Beyoncé and the Hidden Black Women in Country Music

How Daddy Lessons could bring mainstream awareness to black women in country music.

By DalYah JonesMay 17, 2016 11:23 am,

Perhaps you’ve heard Beyoncé recently released some new music? The Houston native’s visual album “Lemonade” has received more than a little attention. The album delves deep into Beyoncé’s personal life and the experiences of black womanhood.

But it’s not just the message that got us thinking – it’s the music itself.

Beyoncé’s song “Daddy Lessons” sounds more Miranda Lambert than Dionne Warwick. And although the song itself has received mixed reviews, it asks a larger question: Where are the African-American women in country music?

To even begin to answer that question, we must review the history of country music itself. Diane Pecknold is an Associate Professor of Women’s and Gender Studies at the University of Louisville. She is also the author of “Hidden in the Mix: The African American Presence in Country Music.

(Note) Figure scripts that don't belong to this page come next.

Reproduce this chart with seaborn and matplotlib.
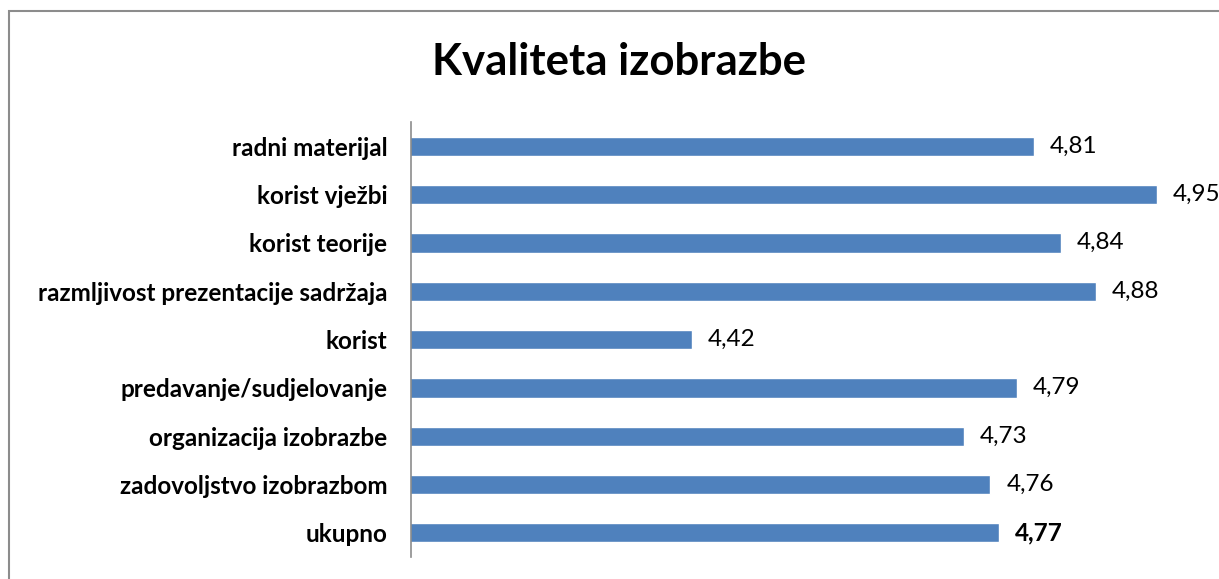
import matplotlib
matplotlib.use("Agg")
import matplotlib.pyplot as plt
import seaborn as sns
import pandas as pd
from matplotlib.patches import Rectangle

categories = ["radni materijal", "korist vježbi", "korist teorije",
              "razmljivost prezentacije sadržaja", "korist",
              "predavanje/sudjelovanje", "organizacija izobrazbe",
              "zadovoljstvo izobrazbom", "ukupno"]
values = [4.81, 4.95, 4.84, 4.88, 4.42, 4.79, 4.73, 4.76, 4.77]
value_labels = ["4,81", "4,95", "4,84", "4,88", "4,42", "4,79", "4,73", "4,76", "4,77"]
title = "Kvaliteta izobrazbe"

sns.set_style("white")
plt.rcParams['font.family'] = ['Lato', 'DejaVu Sans']
plt.rcParams['text.color'] = 'black'

df = pd.DataFrame({"cat": categories, "val": values})

fig = plt.figure(figsize=(12.19, 5.79), dpi=100)
ax = fig.add_axes([411/1219, 1-557/579, (1201-411)/1219, (557-122)/579])

sns.barplot(data=df, x="val", y="cat", orient="h", color="#4F81BD",
            saturation=1, width=0.4, ax=ax, order=categories)
ax.set_xlim(4.1, 5.0)
ax.set_ylim(len(categories)-0.5, -0.5)
ax.set_xlabel("")
ax.set_ylabel("")
ax.set_xticks([])
for s in ["top", "right", "bottom"]:
    ax.spines[s].set_visible(False)
ax.spines["left"].set_color("#8c8c8c")
ax.spines["left"].set_linewidth(1.2)
ax.tick_params(axis="y", length=0, pad=17)
for lbl in ax.get_yticklabels():
    lbl.set_fontweight("bold")
    lbl.set_fontsize(17.5)
    lbl.set_color("black")

for i, (v, t) in enumerate(zip(values, value_labels)):
    ax.annotate(t, xy=(v, i), xytext=(11.5, 0), textcoords="offset points",
                va="center", ha="left", fontsize=17.5, color="black",
                fontweight="bold" if categories[i] == "ukupno" else "normal")

fig.text(619/1219, 1-62/579, title, ha="center", va="center",
         fontsize=31.5, fontweight="bold", color="black")

fig.patches.append(Rectangle((9/1219, -0.1), 1.2, 1-11/579+0.1,
                             transform=fig.transFigure, fill=False,
                             edgecolor="#8c8c8c", linewidth=1.5))

fig.savefig("out.png", dpi=100)
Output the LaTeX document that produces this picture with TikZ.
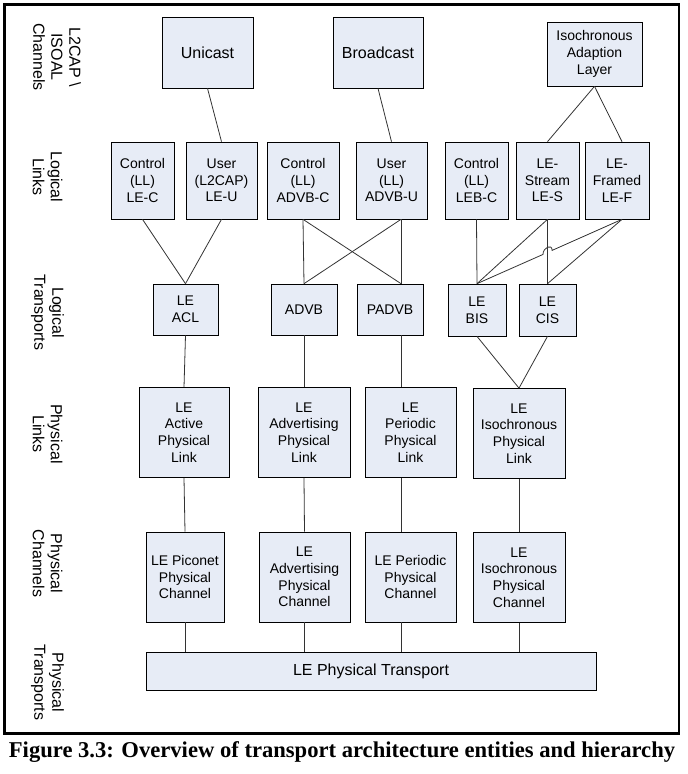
\documentclass[tikz,border=0pt]{standalone}
\usepackage{fontspec}
\setmainfont{Liberation Sans}
\newfontfamily\capfont{Liberation Serif}
\usetikzlibrary{calc}
\definecolor{boxfill}{RGB}{231,236,246}

\begin{document}
\begin{tikzpicture}[x=1pt,y=-1pt,
    link/.style={draw=black!80,line width=.8pt},
    layer/.style={rotate=-90,align=center,font=\fontsize{16}{18}\selectfont}]
    \tikzset{every node/.style={inner sep=0pt,align=center,font=\fontsize{14}{16.7}\selectfont},
        entity/.style 2 args={draw,fill=boxfill,line width=.7pt,minimum width=#1,minimum height=#2}}
    \useasboundingbox (0,0) rectangle (688,774);
    \draw[line width=2.5pt] (4.5,4.5) rectangle (679,733.5);

    \node[layer] (lchan) at (57,57) {L2CAP \textbackslash\\ISOAL\\Channels};
    \node[layer] (llink) at (47.5,177) {Logical\\Links};
    \node[layer] (ltrans) at (47.5,312.5) {Logical\\Transports};
    \node[layer] (plink) at (47.5,434) {Physical\\Links};
    \node[layer] (pchan) at (47.5,563.5) {Physical\\Channels};
    \node[layer] (ptrans) at (47.5,682.5) {Physical\\Transports};

    \node[entity={91}{71},font=\fontsize{16}{19}\selectfont] (uni) at (207.5,52.5) {Unicast};
    \node[entity={90}{71},font=\fontsize{16}{19}\selectfont] (bro) at (378,52.5) {Broadcast};
    \node[entity={95}{64}] (isoal) at (594.5,54) {Isochronous\\Adaption\\Layer};

    \node[entity={63}{77}] (lec) at (142.5,180.5) {Control\\(LL)\\LE-C};
    \node[entity={71}{77}] (leu) at (221.5,180.5) {User\\(L2CAP)\\LE-U};
    \node[entity={72}{77}] (advbc) at (303,180.5) {Control\\(LL)\\ADVB-C};
    \node[entity={71}{77}] (advbu) at (391.5,180.5) {User\\(LL)\\ADVB-U};
    \node[entity={63}{77}] (lebc) at (476.5,180.5) {Control\\(LL)\\LEB-C};
    \node[entity={63}{77}] (les) at (547.5,180.5) {LE-\\Stream\\LE-S};
    \node[entity={64}{77}] (lef) at (617,180.5) {LE-\\Framed\\LE-F};

    \node[entity={65}{51}] (acl) at (185.5,309.5) {LE\\ACL};
    \node[entity={66}{51}] (advb) at (304,309.5) {ADVB};
    \node[entity={66}{51}] (padvb) at (390,309.5) {PADVB};
    \node[entity={58}{52}] (bis) at (477,310) {LE\\BIS};
    \node[entity={57}{52}] (cis) at (547.5,310) {LE\\CIS};

    \node[entity={90}{90}] (active) at (184,432.5) {LE\\Active\\Physical\\Link};
    \node[entity={92}{90}] (advpl) at (304,432.5) {LE\\Advertising\\Physical\\Link};
    \node[entity={91}{90}] (perpl) at (410.5,432.5) {LE\\Periodic\\Physical\\Link};
    \node[entity={92}{90}] (isopl) at (519,433.5) {LE\\Isochronous\\Physical\\Link};

    \node[entity={78}{90}] (pico) at (185,577) {LE Piconet\\Physical\\Channel};
    \node[entity={91}{90}] (advch) at (304.5,577) {LE\\Advertising\\Physical\\Channel};
    \node[entity={91}{90}] (perch) at (410.5,577) {LE Periodic\\Physical\\Channel};
    \node[entity={92}{90}] (isoch) at (519,577.5) {LE\\Isochronous\\Physical\\Channel};

    \node[entity={450}{38},font=\fontsize{16}{19}\selectfont] (trans) at (371,671) {LE Physical Transport};

    \node[anchor=base,font=\capfont\bfseries\fontsize{22.6}{26}\selectfont] (caption) at (342,757)
        {Figure 3.3: Overview of transport architecture entities and hierarchy};

    % off-centre column of the periodic entities, and the LE-F connector ends
    \coordinate (pcol) at (401,0);
    \coordinate (lf) at ([xshift=5pt]lef.south);
    \coordinate (lfn) at ([xshift=5pt]lef.north);
    \coordinate (hop) at (intersection of lf--bis.north and les.south--cis.north);

    \draw[link] (uni.south) -- (leu.north);
    \draw[link] (bro.south) -- (advbu.north);
    \draw[link] (isoal.south) -- (les.north);
    \draw[link] (isoal.south) -- (lfn);

    \draw[link] (lec.south) -- (acl.north);
    \draw[link] (leu.south) -- (acl.north);
    \draw[link] (advbc.south) -- (advb.north);
    \draw[link] (advbc.south) -- (padvb.north -| pcol);
    \draw[link] (advbu.south -| pcol) -- (advb.north);
    \draw[link] (advbu.south -| pcol) -- (padvb.north -| pcol);
    \draw[link] (lebc.south) -- (bis.north);
    \draw[link] (les.south) -- (bis.north);
    \draw[link] (les.south) -- (cis.north);
    \draw[link] (lf) -- (cis.north);
    \draw[link] (lf) -- ($(hop)!5pt!(lf)$) .. controls +(0,-7) and +(0,-7) .. ($(hop)!5pt!(bis.north)$) -- (bis.north);

    \draw[link] (acl.south) -- (active.north);
    \draw[link] (advb.south) -- (advpl.north);
    \draw[link] (padvb.south -| pcol) -- (perpl.north -| pcol);
    \draw[link] (bis.south) -- (isopl.north);
    \draw[link] (cis.south) -- (isopl.north);

    \draw[link] (active.south) -- (pico.north);
    \draw[link] (advpl.south) -- (advch.north);
    \draw[link] (perpl.south -| pcol) -- (perch.north -| pcol);
    \draw[link] (isopl.south) -- (isoch.north);

    \foreach \n in {pico,advch,isoch}
        \draw[link] (\n.south) -- (trans.north -| \n.south);
    \draw[link] (perch.south -| pcol) -- (trans.north -| pcol);
\end{tikzpicture}
\end{document}
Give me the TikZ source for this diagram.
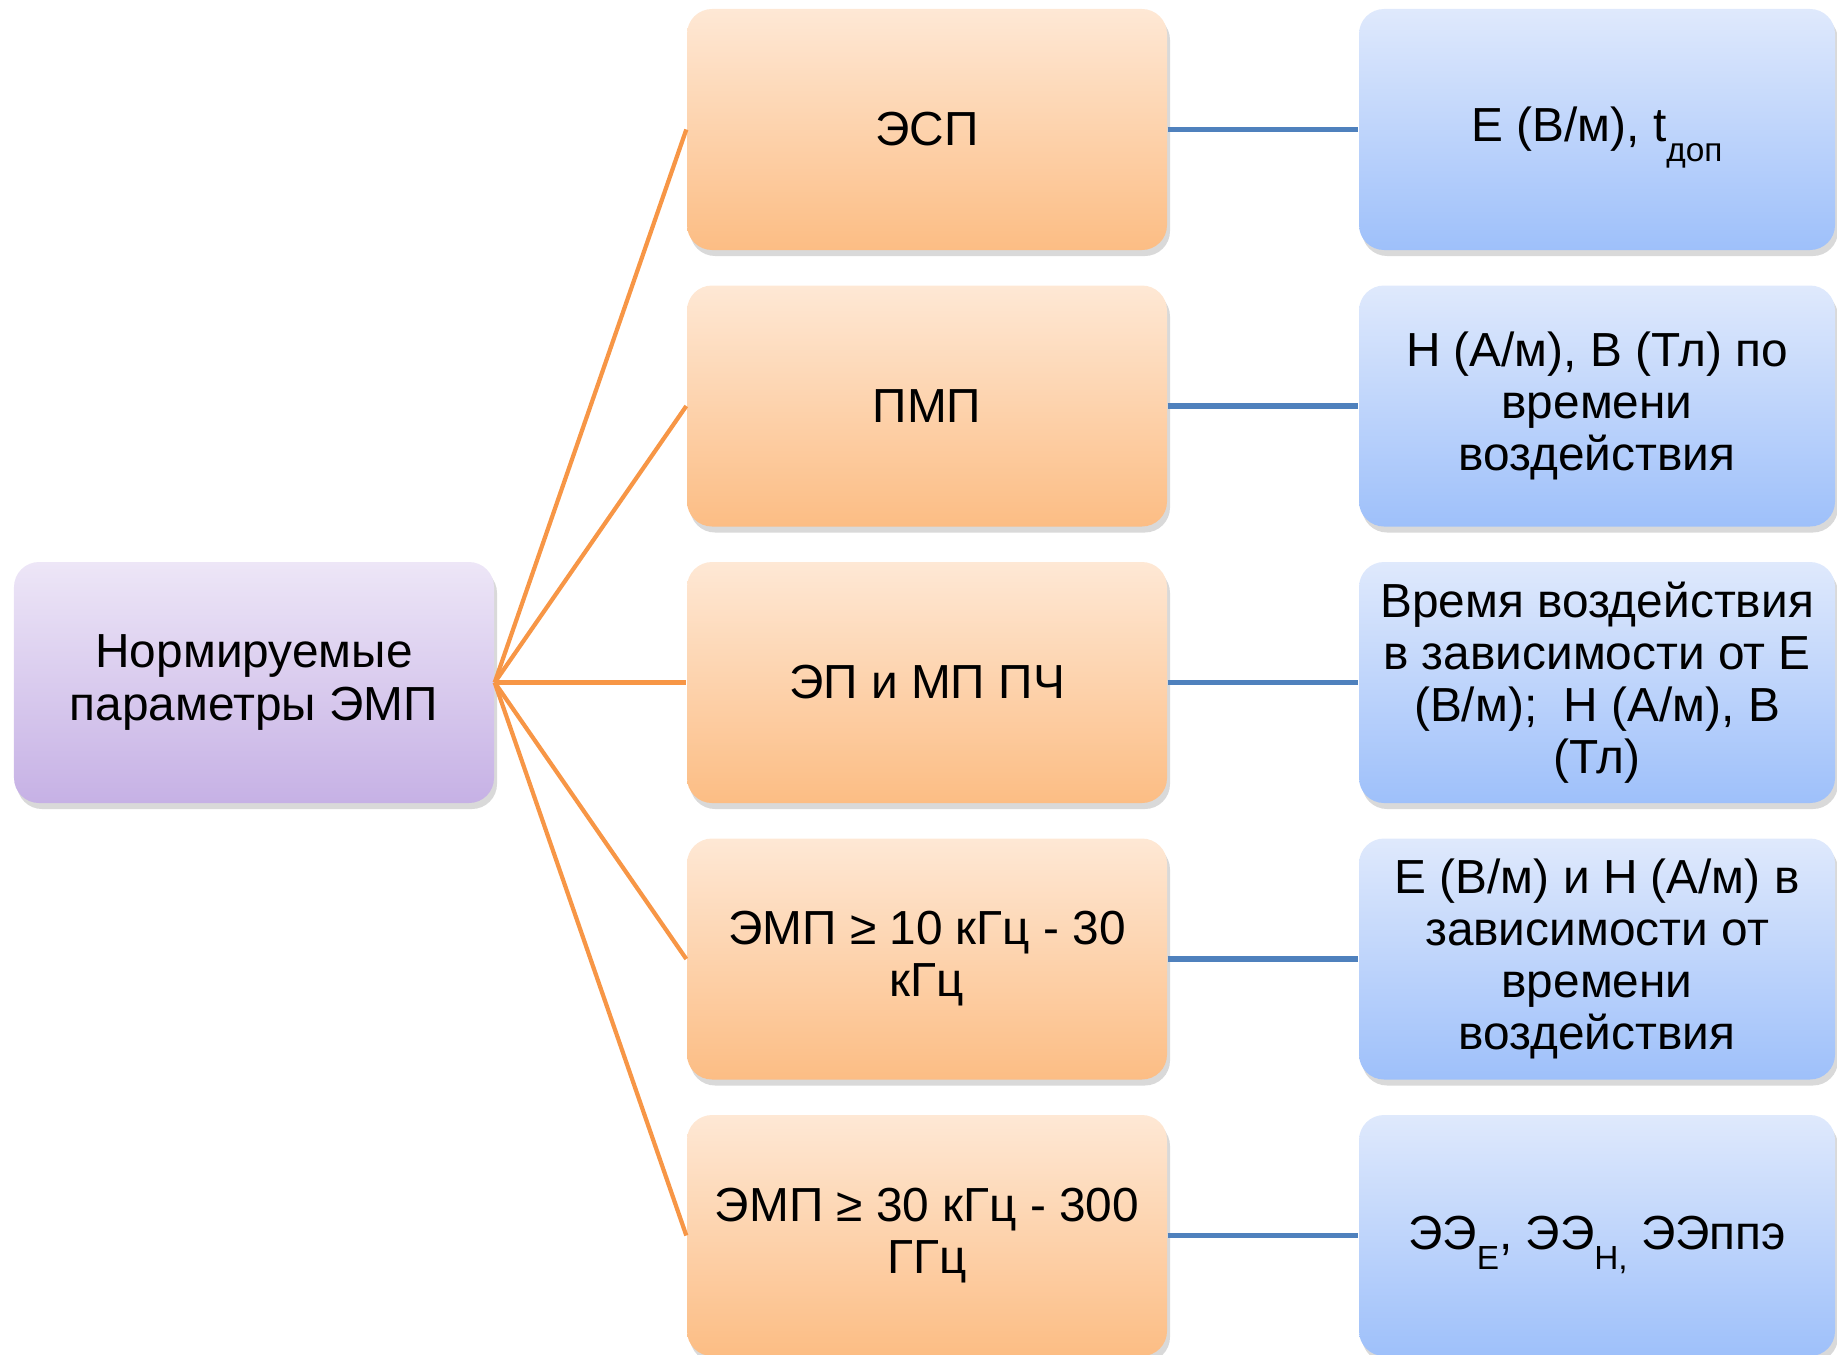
\documentclass[tikz,border=0pt]{standalone}
\usepackage{fontspec}
\setmainfont{Liberation Sans}
\usetikzlibrary{shadows}
\definecolor{color1}{HTML}{F79646}
\definecolor{color2}{HTML}{4F81BD}
\definecolor{orangetop}{HTML}{FEE8D5}
\definecolor{orangebottom}{HTML}{FCBD84}
\definecolor{purpletop}{HTML}{EDE6F7}
\definecolor{purplebottom}{HTML}{C6B1E5}
\definecolor{bluetop}{HTML}{DFE9FC}
\definecolor{bluebottom}{HTML}{9EC0FA}
\newcommand{\lowsub}[1]{\raisebox{-0.42em}[0pt][0pt]{\fontsize{9.5}{9.5}\selectfont #1}}

\tikzset{
	box/.style={
		rounded corners=0.25cm,
		minimum width=4.8cm,
		minimum height=2.41cm,
		align=center,
		font=\fontsize{13.6}{14.8}\selectfont,
		drop shadow={shadow xshift=0.03cm, shadow yshift=-0.06cm, opacity=0.3}},
	parambox/.style={box, top color=purpletop, bottom color=purplebottom},
	groupbox/.style={box, top color=orangetop, bottom color=orangebottom},
	valuebox/.style={box, minimum width=4.76cm, top color=bluetop, bottom color=bluebottom},
	link1/.style={color1, line width=1.2pt},
	link2/.style={color2, line width=1.6pt}
}

\begin{document}
\begin{tikzpicture}[scale=1]
		\useasboundingbox (0,0) rectangle (18.37,-13.54);
		% parameters
		\node[parambox] (param) at (2.54,-6.825) {Нормируемые\\параметры ЭМП};
		% groups
		\node[groupbox] (group1) at (9.27,-1.295) {ЭСП};
		\node[groupbox] (group2) at (9.27,-4.06) {ПМП};
		\node[groupbox] (group3) at (9.27,-6.825) {ЭП и МП ПЧ};
		\node[groupbox] (group4) at (9.27,-9.59) {ЭМП ≥ 10 кГц - 30\\кГц};
		\node[groupbox] (group5) at (9.27,-12.355) {ЭМП ≥ 30 кГц - 300\\ГГц};
		% values
		\node[valuebox] (value1) at (15.97,-1.295) {Е (В/м), t\lowsub{доп}};
		\node[valuebox] (value2) at (15.97,-4.06) {Н (А/м), В (Тл) по\\времени\\воздействия};
		\node[valuebox] (value3) at (15.97,-6.825) {Время воздействия\\в зависимости от Е\\(В/м);~ Н (А/м), В\\(Тл)};
		\node[valuebox] (value4) at (15.97,-9.59) {Е (В/м) и Н (А/м) в\\зависимости от\\времени\\воздействия};
		\node[valuebox] (value5) at (15.97,-12.355) {ЭЭ\lowsub{E}, ЭЭ\lowsub{H,} ЭЭппэ};
		% links
		\foreach \i in {1,...,5}{
			\draw[link1] (param.east) -- (group\i.west);
			\draw[link2] (group\i.east) -- (value\i.west);
		}
\end{tikzpicture}
\end{document}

“Country music has a lot of influences and origins, but the most common narrative is that it comes out of a combination of british balladry broadside traditions and African-American influence,” Pecknold says.

Pecknold says the blues and the banjo – which is a modification of a West African instruments – greatly influenced country music. She says though both blacks and whites recorded in the some of the same locations early on, the genre became more racially segregated as the industry grew into the Jim Crow era.

“For marketing reasons a lot of labels didn’t want to have black and white artists on the same catalogs, or the same window display cards,” says Pecknold. “Because in the South they didn’t want African-American customers going into stores for white customers and vice-versa.”

Pecknold says the introduction of the guitar in country music also transformed it into something that wasn’t as appealing to African-American audiences at the time.

“There are a lot of reasons and there is debate over which reasons were more important,” says Pecknold. “But it was also an incomplete process. Because if you look in the late 1950’s and into the early 1960’s … and really through the end of the 1960’s … you have another wave of African-American artists that are recording country music, but it’s often not labeled as country music.”

Pecknold says a few of these artists included Ray Charles, Solomon Burke and Esther Phillips. They played country, but not necessarily to a white audience – and their music was not considered country.

“So it’s sort of like the legacy of people thinking that artist is really soul song with country influences,” says Pecknold. “As opposed to something by Lady Antebellum that’s more or less R&B, like an old soul song, but it gets classified as country music.”

In 2007 Rissi Palmer released the first single to her self-titled album. Palmer received a lot of media attention, and was recognized as the first African-American woman to chart a country song since Dona Mason in 1987. Palmer says every new artist tries to find what makes them unique, and unfortunately it was her skin color that was her hook.

“One of the mistakes that my label made was making that a part of the conversations right off the bat,” says Palmer. “But also I was a songwriter, and also I am a singer, and also I’m a performer, and also I was all of these other things that we probably should have been talking about.”

Palmer says her authenticity was questioned. Not only because she was a woman of color, but because she was a woman in general in a male dominated realm.

“Everybody was just wanting to go for the ‘sure thing,’ and so I think when you end up with a lot of question marks rather than checks behind your name, then that’s what you end up with,” Palmer says. “That’s why you end up hearing the same artists over and over again.”

Although country music has not had a prominent African American presence, there have been a few artists like Charley Pride and Darius Rucker who have broken into mainstream country music. Palmer says African-American women have yet to do the same.

“It could happen. I think it’s a matter of a lot of right things have to happen,” says Palmer. “The right artist, the right song, the right label, the right push and all of that. It’s going to take all of those things in order to make the person pop.”

Palmer says for that to happen, more women of color need to join artists like her, Mickey Guyton and Miko Marks.

If anyone can help bring attention to the need for change in country music dominance – it’s Beyoncé.